| Exercise task |
Starting at the first line of the data, please print exactly those lines through the one that holds "values = [slim, nomura, smtb, emaxis, rakuten]", omitting every picture.

══════════

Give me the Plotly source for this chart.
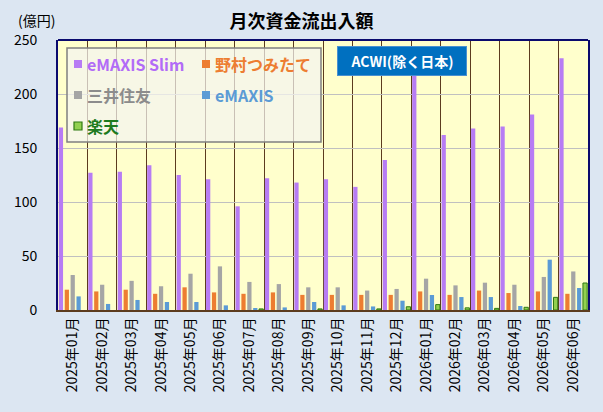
import plotly.graph_objects as go

# ---- data ----
months = ["2025年01月", "2025年02月", "2025年03月", "2025年04月", "2025年05月", "2025年06月",
          "2025年07月", "2025年08月", "2025年09月", "2025年10月", "2025年11月", "2025年12月",
          "2026年01月", "2026年02月", "2026年03月", "2026年04月", "2026年05月", "2026年06月"]
slim = [169, 127, 128, 134, 125, 121, 96, 122, 118, 121, 114, 139, 228, 162, 168, 170, 181, 233]
nomura = [18.8, 17.2, 18.8, 15, 21, 16.3, 15, 16.3, 14, 14, 14, 14, 17.2, 14, 18, 15.7, 17.2, 15]
smtb = [32.4, 23.4, 27, 22, 33.6, 40.4, 26, 24, 21, 21, 18, 19.5, 29, 22.8, 25.3, 23.4, 30.6, 35.7]
emaxis = [12.6, 5.6, 9.3, 7.4, 7.4, 4.3, 1, 2.4, 7.4, 4.3, 3.3, 8.6, 13.9, 12, 12, 3.7, 46.6, 20.4]
rakuten = [None, None, None, None, None, None, 1, None, 1, None, 1, 3, 5, 2, 1.5, 2.5, 11.7, 25]
series_names = ["eMAXIS Slim", "野村つみたて", "三井住友", "eMAXIS", "楽天"]
y_ticks = [0, 50, 100, 150, 200, 250]

FONT = "Noto Sans CJK JP"
W, H = 603, 412
PL, PR, PT, PB = 58, 588, 40, 310


def px(x):
    return (x - PL) / (PR - PL)


def py(y):
    return (PB - y) / (PB - PT)


colors = ["#B77CF4", "#ED7D31", "#A5A5A5", "#5B9BD5", "#92D050"]
text_colors = ["#B26BF7", "#ED7D31", "#8C8C8C", "#5B9BD5", "#1E7B1E"]
values = [slim, nomura, smtb, emaxis, rakuten]

fig = go.Figure()
for i, (name, vals) in enumerate(zip(series_names, values)):
    line = dict(width=1, color="#2F7A12") if i == 4 else dict(width=0)
    fig.add_trace(go.Bar(x=months, y=vals, name=name, marker=dict(color=colors[i], line=line),
                         showlegend=False))

fig.update_layout(
    width=W, height=H,
    margin=dict(l=PL, r=W - PR, t=PT, b=H - PB),
    paper_bgcolor="#DCE6F2",
    plot_bgcolor="#FFFFCC",
    barmode="group", bargap=0, bargroupgap=0.28,
    font=dict(family=FONT, color="#000000"),
    title=dict(text="<b>月次資金流出入額</b>", x=0.5, xanchor="center", y=1 - 22 / H,
               yanchor="middle", font=dict(size=18, family=FONT, color="#000000")),
)
fig.update_xaxes(
    type="category", tickson="boundaries", showgrid=True, gridcolor="#5C3B1E", gridwidth=1.3,
    tickangle=-90, tickfont=dict(size=14, family=FONT, color="#000000"),
    ticks="outside", ticklen=8, tickcolor="rgba(0,0,0,0)",
    showline=True, linecolor="#5C3B1E", linewidth=2,
)
fig.update_yaxes(
    range=[0, 250], tickvals=y_ticks, showgrid=True, gridcolor="#C0C0C0", gridwidth=1,
    tickfont=dict(size=14, family=FONT, color="#000000"),
    ticks="outside", ticklen=16, tickcolor="rgba(0,0,0,0)",
    showline=True, linecolor="#0A0A6E", linewidth=2, mirror=True, zeroline=False,
)

shapes = []
annotations = []
# top border
shapes.append(dict(type="line", xref="paper", yref="paper", x0=0, x1=1, y0=1, y1=1,
                   line=dict(color="#0A0A6E", width=2)))
# legend box
shapes.append(dict(type="rect", xref="paper", yref="paper", x0=px(67), x1=px(321), y0=py(48), y1=py(142),
                   fillcolor="rgba(244,244,240,0.72)", line=dict(color="#808080", width=1.5)))
legend_pos = [(74, 64), (202, 64), (74, 95), (202, 95), (74, 126)]
for i, (sx, sy) in enumerate(legend_pos):
    lw = 1.2 if i == 4 else 0
    shapes.append(dict(type="rect", xref="paper", yref="paper", x0=px(sx), x1=px(sx + 8),
                       y0=py(sy - 4), y1=py(sy + 4), fillcolor=colors[i],
                       line=dict(color="#2F7A12", width=lw) if i == 4 else dict(width=0)))
    annotations.append(dict(xref="paper", yref="paper", x=px(sx + 11), y=py(sy), xanchor="left",
                            yanchor="middle", showarrow=False, text="<b>%s</b>" % series_names[i],
                            font=dict(size=16, family=FONT, color=text_colors[i])))
# unit label
annotations.append(dict(xref="paper", yref="paper", x=px(16), y=py(20), xanchor="left", yanchor="middle",
                        showarrow=False, text="(億円)", font=dict(size=14, family=FONT, color="#000000")))
# ACWI box
annotations.append(dict(xref="paper", yref="paper", x=px(401.5), y=py(61.5), xanchor="center",
                        yanchor="middle", showarrow=False, text="<b>ACWI(除く日本)</b>",
                        font=dict(size=14, family=FONT, color="#FFFFFF"),
                        bgcolor="#0070C0", bordercolor="#4A90D0", borderwidth=1,
                        width=126, height=26, borderpad=1))
fig.update_layout(shapes=shapes, annotations=annotations)

fig.write_html("out.html")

══════════

| Output of the task |
Give me the Plotly source for this chart.
import plotly.graph_objects as go

# ---- data ----
months = ["2025年01月", "2025年02月", "2025年03月", "2025年04月", "2025年05月", "2025年06月",
          "2025年07月", "2025年08月", "2025年09月", "2025年10月", "2025年11月", "2025年12月",
          "2026年01月", "2026年02月", "2026年03月", "2026年04月", "2026年05月", "2026年06月"]
slim = [169, 127, 128, 134, 125, 121, 96, 122, 118, 121, 114, 139, 228, 162, 168, 170, 181, 233]
nomura = [18.8, 17.2, 18.8, 15, 21, 16.3, 15, 16.3, 14, 14, 14, 14, 17.2, 14, 18, 15.7, 17.2, 15]
smtb = [32.4, 23.4, 27, 22, 33.6, 40.4, 26, 24, 21, 21, 18, 19.5, 29, 22.8, 25.3, 23.4, 30.6, 35.7]
emaxis = [12.6, 5.6, 9.3, 7.4, 7.4, 4.3, 1, 2.4, 7.4, 4.3, 3.3, 8.6, 13.9, 12, 12, 3.7, 46.6, 20.4]
rakuten = [None, None, None, None, None, None, 1, None, 1, None, 1, 3, 5, 2, 1.5, 2.5, 11.7, 25]
series_names = ["eMAXIS Slim", "野村つみたて", "三井住友", "eMAXIS", "楽天"]
y_ticks = [0, 50, 100, 150, 200, 250]

FONT = "Noto Sans CJK JP"
W, H = 603, 412
PL, PR, PT, PB = 58, 588, 40, 310


def px(x):
    return (x - PL) / (PR - PL)


def py(y):
    return (PB - y) / (PB - PT)


colors = ["#B77CF4", "#ED7D31", "#A5A5A5", "#5B9BD5", "#92D050"]
text_colors = ["#B26BF7", "#ED7D31", "#8C8C8C", "#5B9BD5", "#1E7B1E"]
values = [slim, nomura, smtb, emaxis, rakuten]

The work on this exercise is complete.